◆ Written request:
In the entries below, find every line holding the string "this" and collect it.

Data items
---*---

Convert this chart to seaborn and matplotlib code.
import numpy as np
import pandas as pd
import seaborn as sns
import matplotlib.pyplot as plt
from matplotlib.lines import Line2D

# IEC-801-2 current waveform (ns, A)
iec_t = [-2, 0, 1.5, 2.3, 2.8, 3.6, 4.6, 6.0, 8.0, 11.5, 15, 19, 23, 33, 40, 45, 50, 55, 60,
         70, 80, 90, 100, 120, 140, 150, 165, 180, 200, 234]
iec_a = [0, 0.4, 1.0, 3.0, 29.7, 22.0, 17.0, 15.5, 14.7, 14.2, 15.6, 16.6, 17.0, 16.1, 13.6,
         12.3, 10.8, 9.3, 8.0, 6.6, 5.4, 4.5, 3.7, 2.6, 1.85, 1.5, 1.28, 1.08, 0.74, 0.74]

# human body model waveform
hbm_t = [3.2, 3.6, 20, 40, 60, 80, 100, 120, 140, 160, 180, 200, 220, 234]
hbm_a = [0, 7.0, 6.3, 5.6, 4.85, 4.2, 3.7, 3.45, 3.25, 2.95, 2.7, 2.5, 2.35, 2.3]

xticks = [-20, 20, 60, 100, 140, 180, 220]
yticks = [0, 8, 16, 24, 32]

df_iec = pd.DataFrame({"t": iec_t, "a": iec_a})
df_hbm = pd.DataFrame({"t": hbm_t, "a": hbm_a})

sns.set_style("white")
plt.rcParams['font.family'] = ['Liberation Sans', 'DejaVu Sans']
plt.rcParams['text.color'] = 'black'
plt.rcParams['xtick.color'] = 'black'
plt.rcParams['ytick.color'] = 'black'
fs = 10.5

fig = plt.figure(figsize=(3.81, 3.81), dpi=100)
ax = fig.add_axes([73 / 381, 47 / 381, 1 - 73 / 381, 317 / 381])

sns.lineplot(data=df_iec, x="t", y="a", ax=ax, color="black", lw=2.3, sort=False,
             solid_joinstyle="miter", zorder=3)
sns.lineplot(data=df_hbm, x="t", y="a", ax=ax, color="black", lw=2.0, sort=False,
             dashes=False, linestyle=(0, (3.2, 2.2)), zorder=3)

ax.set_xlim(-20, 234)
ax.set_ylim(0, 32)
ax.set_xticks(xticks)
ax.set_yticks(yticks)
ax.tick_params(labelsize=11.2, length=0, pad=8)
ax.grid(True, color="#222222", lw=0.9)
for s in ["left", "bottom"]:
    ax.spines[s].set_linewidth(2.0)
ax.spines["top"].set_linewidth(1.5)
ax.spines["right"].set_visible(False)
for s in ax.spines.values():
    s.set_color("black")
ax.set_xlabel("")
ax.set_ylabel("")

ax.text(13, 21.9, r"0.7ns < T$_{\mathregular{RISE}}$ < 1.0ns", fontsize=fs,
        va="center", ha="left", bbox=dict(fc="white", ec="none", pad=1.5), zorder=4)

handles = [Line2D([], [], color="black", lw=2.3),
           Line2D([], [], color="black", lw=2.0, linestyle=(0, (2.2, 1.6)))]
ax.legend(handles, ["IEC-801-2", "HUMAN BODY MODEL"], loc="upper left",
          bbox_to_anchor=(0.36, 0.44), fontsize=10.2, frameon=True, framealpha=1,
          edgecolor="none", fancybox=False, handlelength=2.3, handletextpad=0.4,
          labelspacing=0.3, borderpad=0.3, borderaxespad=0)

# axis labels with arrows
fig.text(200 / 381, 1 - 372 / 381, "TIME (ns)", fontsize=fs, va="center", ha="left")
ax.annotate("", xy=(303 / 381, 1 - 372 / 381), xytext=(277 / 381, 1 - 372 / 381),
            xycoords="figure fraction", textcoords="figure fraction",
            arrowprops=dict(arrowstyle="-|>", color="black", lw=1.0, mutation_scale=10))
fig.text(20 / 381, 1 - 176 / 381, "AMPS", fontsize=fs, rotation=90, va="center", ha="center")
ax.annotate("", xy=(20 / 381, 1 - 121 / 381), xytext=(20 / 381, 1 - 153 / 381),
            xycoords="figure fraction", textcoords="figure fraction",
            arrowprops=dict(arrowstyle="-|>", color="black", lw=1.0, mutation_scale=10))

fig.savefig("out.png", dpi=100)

---*---

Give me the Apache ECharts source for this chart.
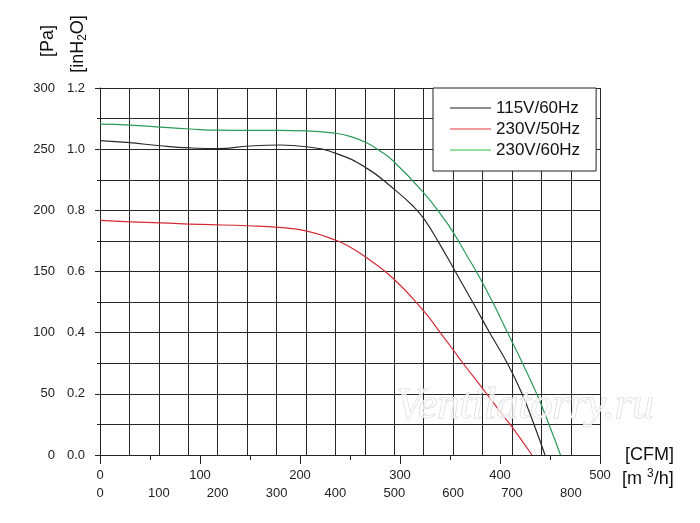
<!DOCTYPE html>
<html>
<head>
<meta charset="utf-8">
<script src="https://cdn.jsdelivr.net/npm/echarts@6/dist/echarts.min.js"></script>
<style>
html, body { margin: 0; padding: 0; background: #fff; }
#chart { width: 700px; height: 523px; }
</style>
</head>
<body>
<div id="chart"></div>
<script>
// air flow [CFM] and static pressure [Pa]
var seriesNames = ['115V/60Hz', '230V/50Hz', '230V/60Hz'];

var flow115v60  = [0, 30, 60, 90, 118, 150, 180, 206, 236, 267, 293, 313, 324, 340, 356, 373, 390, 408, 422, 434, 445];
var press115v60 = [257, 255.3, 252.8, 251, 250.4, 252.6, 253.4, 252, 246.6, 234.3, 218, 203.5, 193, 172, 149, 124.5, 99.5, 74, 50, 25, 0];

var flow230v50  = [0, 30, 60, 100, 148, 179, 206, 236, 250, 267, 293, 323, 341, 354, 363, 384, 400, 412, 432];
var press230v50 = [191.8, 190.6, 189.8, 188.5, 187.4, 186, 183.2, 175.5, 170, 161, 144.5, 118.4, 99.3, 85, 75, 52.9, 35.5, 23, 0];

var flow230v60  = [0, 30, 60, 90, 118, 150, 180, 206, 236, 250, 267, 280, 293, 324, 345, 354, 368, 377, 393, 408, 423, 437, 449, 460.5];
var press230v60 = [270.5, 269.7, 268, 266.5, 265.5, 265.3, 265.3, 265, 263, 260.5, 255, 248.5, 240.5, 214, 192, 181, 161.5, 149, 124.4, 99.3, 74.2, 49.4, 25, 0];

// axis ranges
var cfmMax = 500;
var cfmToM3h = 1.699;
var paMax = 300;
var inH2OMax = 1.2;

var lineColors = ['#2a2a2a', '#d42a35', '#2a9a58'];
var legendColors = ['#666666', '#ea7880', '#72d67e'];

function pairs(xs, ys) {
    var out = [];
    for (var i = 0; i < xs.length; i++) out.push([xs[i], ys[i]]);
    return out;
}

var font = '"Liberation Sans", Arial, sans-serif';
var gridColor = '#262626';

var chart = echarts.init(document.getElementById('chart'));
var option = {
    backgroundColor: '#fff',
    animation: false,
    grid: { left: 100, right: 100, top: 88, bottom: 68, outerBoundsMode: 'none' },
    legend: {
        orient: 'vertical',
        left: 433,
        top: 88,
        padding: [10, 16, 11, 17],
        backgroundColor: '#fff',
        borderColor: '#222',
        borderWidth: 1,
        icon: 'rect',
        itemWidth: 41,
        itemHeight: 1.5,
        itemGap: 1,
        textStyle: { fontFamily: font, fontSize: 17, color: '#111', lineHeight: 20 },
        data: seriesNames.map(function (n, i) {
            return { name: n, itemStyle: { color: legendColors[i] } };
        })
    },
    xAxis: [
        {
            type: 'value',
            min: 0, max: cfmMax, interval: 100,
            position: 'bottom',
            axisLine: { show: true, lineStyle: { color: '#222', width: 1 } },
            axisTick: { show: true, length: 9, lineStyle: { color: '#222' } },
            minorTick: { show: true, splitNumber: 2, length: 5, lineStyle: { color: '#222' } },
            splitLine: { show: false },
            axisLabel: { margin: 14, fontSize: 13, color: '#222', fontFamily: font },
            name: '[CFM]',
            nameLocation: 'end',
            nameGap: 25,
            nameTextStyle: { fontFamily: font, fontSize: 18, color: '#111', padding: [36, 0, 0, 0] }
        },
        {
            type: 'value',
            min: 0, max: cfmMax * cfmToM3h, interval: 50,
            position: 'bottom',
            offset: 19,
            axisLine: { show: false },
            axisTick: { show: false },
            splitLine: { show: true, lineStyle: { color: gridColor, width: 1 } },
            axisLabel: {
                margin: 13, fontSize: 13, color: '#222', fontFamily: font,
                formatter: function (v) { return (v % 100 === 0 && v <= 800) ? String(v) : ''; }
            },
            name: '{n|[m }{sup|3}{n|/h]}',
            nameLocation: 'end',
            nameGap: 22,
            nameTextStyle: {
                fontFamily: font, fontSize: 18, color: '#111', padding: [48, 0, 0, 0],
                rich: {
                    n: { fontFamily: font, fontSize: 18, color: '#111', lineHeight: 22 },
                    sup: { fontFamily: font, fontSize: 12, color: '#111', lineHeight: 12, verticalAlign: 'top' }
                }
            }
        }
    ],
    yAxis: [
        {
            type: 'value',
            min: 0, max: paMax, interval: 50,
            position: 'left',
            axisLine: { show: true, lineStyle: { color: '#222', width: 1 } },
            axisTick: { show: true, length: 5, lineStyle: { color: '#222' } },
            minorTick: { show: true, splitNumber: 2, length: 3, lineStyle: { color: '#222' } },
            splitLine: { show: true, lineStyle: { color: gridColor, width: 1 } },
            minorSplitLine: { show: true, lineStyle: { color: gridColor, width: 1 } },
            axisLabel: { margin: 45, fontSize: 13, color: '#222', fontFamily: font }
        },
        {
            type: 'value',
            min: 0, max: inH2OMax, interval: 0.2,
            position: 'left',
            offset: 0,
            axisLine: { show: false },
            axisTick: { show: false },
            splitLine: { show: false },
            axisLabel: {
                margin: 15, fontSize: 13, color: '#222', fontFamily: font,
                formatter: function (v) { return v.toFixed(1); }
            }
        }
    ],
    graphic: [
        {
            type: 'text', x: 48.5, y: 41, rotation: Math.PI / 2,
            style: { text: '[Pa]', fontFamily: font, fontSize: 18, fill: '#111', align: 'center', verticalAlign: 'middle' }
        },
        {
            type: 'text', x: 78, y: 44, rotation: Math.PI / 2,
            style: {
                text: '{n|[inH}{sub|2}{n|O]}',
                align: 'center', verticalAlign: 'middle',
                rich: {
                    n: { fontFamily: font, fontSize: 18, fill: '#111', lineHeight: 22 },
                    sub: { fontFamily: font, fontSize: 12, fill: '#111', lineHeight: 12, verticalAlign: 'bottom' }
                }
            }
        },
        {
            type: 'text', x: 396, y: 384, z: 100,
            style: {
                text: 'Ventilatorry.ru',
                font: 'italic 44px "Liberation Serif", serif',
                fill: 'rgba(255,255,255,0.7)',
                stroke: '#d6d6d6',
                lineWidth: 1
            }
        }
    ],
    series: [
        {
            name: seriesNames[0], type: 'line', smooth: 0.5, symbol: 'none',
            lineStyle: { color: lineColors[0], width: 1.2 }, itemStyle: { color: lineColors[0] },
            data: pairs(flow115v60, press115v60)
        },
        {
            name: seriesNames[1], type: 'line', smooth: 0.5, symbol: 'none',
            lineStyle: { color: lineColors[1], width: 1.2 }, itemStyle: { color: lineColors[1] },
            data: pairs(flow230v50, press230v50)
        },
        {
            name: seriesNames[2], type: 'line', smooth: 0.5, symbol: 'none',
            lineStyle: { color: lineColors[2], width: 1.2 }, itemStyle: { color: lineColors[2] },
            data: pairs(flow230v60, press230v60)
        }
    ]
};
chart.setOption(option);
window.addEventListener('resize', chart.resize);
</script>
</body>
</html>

---*---

◆ Written solution:
Convert this chart to seaborn and matplotlib code.
Give me the Apache ECharts source for this chart.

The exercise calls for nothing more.